Core Decorum: rest


Aside from getting married and having kids, or becoming a priest and receiving a parish, there are few times in life which are filled with as many changes, responsibilities, transitions and things to be stressed about than when one is in college. 

College students are famous for pulling all-nighters and persevering through the pressure of academic success to realize their potential. 

Very often, rest is one of the last things on the mind of a college student. 

The next midterm, the next essay, the next annotated bibliography, the next lecture you have to caffeinate yourself to near-toxic levels in order to actually pay attention and learn something, or the next shift that you have to work so that you can avoid paying high interest on those private loans that you had to take out in order to actually be at this place of stress that everyone says leads to success, the next this and the next that, all seem more important than rest. 

Rest is a funny thing.
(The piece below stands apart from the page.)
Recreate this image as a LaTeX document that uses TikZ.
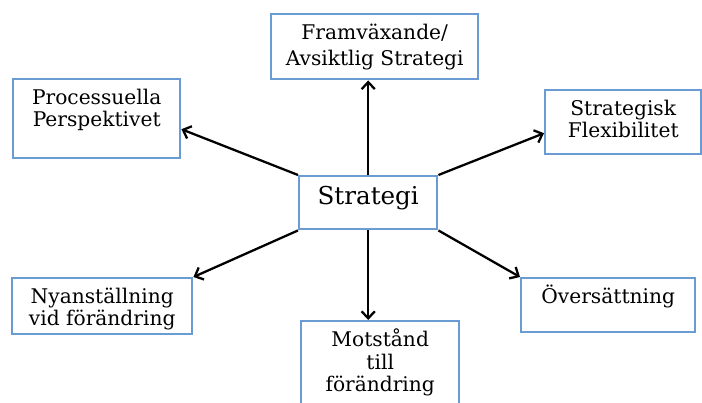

When you ask someone what they think rest is, they’ll probably reply with something to the effect of taking a nap, binging a show, praying for a while, playing video games or reading a book that has been collecting dust on their shelf for far too long. 
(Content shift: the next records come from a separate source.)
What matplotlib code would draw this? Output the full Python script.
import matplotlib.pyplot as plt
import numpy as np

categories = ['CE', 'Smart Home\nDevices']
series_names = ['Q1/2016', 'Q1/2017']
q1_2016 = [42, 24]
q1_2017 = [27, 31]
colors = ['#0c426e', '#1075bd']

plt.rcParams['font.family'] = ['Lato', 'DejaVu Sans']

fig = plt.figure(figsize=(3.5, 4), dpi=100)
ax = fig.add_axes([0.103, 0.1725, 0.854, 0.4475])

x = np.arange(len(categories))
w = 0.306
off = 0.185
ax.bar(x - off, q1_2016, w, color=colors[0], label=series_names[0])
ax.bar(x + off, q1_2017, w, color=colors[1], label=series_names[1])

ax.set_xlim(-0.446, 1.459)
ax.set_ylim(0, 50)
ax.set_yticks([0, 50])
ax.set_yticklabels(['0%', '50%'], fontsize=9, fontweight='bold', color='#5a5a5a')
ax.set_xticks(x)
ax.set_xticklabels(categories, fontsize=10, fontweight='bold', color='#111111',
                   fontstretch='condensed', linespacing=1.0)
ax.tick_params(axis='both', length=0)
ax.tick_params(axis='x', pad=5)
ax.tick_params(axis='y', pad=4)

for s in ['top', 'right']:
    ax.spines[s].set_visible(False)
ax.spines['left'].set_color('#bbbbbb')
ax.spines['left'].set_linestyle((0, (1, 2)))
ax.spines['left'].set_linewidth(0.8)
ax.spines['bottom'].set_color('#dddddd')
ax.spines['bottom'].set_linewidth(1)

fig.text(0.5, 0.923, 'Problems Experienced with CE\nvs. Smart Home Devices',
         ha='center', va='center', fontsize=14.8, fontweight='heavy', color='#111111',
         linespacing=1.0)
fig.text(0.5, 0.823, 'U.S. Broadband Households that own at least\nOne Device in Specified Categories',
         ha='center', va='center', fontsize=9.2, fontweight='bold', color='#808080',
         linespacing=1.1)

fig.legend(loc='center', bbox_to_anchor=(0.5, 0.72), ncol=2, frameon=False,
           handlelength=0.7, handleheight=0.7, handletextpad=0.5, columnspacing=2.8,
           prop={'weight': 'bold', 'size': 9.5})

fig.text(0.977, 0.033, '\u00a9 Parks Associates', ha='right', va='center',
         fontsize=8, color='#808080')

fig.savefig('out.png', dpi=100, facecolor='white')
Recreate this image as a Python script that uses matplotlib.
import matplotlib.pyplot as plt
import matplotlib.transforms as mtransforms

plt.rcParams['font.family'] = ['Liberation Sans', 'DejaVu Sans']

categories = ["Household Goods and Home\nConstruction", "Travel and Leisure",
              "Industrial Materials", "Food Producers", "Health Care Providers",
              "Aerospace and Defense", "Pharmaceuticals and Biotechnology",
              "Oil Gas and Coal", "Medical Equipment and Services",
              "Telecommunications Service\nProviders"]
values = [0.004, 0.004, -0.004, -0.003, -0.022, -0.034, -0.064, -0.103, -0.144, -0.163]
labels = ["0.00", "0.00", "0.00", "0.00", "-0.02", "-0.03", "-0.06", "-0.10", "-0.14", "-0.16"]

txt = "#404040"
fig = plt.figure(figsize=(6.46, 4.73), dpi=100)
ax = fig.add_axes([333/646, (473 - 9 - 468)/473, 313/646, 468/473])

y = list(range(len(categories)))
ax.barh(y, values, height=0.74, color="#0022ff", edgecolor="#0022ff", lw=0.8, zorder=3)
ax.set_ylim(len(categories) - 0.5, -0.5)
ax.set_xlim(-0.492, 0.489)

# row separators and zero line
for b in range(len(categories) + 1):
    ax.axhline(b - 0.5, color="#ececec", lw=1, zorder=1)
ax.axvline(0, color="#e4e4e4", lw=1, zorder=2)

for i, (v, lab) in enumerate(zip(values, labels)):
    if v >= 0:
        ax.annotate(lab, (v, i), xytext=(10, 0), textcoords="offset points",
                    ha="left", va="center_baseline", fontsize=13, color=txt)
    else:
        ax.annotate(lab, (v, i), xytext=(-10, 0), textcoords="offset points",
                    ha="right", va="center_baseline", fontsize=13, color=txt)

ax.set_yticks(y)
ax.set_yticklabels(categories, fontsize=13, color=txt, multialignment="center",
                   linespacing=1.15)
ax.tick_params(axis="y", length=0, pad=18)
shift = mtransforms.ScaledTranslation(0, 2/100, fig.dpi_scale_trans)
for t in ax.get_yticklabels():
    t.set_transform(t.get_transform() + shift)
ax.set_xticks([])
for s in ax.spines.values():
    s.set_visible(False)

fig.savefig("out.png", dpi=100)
While all of these can be elements of what it means to participate in a restful activity, none of them come close to describing what it means to fundamentally be at rest. 

You’d be hard-pressed to find someone at UD who is unfamiliar with Genesis 2:2-3, “On the seventh day God had completed the work he had been doing… God blessed the seventh day and made it holy, because on it he rested from all the work he had done in creation.” 
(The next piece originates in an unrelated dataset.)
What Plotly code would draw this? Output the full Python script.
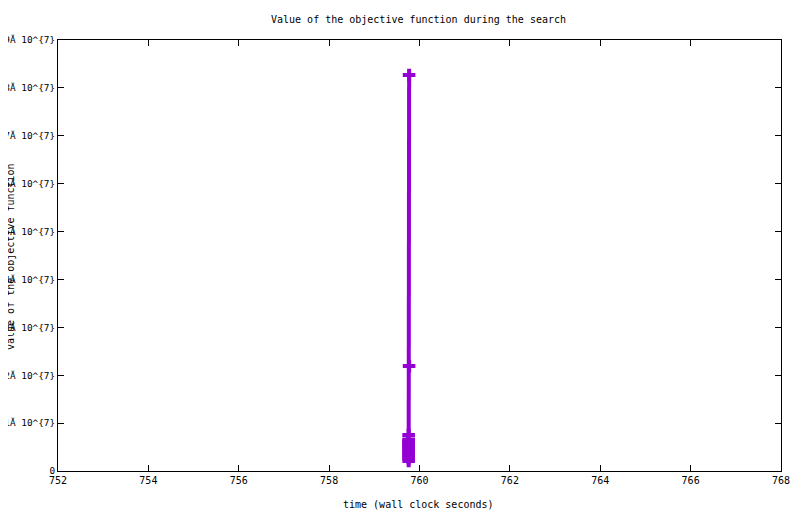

Now, obviously, God is in need of no rest, yet these verses seem to resound in our minds and hearts. 

In all of the business of the week, the essays, midterms and personal crises, we seem to be anything but in a state of rest. We go out into the world, encounter potential and form it into something that seems to constitute the various aspects of our lives all the time. 

Whether this forming is taking notes in class, listening to a friend and giving them a hug or studying for a test, it is clear that we take potential and give it form by the way we live out our lives. 

Our model for achieving this is, obviously, God. God is the Former of all that is, and the Former of our potential to form ourselves, in the limited manner that we are able. 

Yet, we hear that God rested. 

Everything that God created in our physical existence is locked into time, and every seventh day is a day of rest. Everything cycles back to the day of rest, no matter how grueling it is. 

We hear an echo of rest when we read Matthew 11:28, which reads, “Come to me, all who labor… and I will give you rest.”

Our very nature as being creatures that are burdened implies that our nature requires rest, but not only the physical sort. 

Rest, similar to the conception of states in heaven, hell and purgation, is a state of being and is a state which is clearly demarcated as being fundamentally good and of God. 

In order to encounter the potential present in the world, modeling the Creator who lovingly formed us, we look to His example and realize that we must do our best to strive to be in a state of perpetual rest, peace and trust. 

This doesn’t mean that we need to slack off, rather it means that we must encounter the business of every day with an attitude of trust in God, in His plan and in our own potential to be truly good people, despite our flaws. 

It is when we doubt ourselves, others and God that we slip out of a state of rest and grace and begin to despair. 

Take heart and trust in the goodness of yourself and He who created you.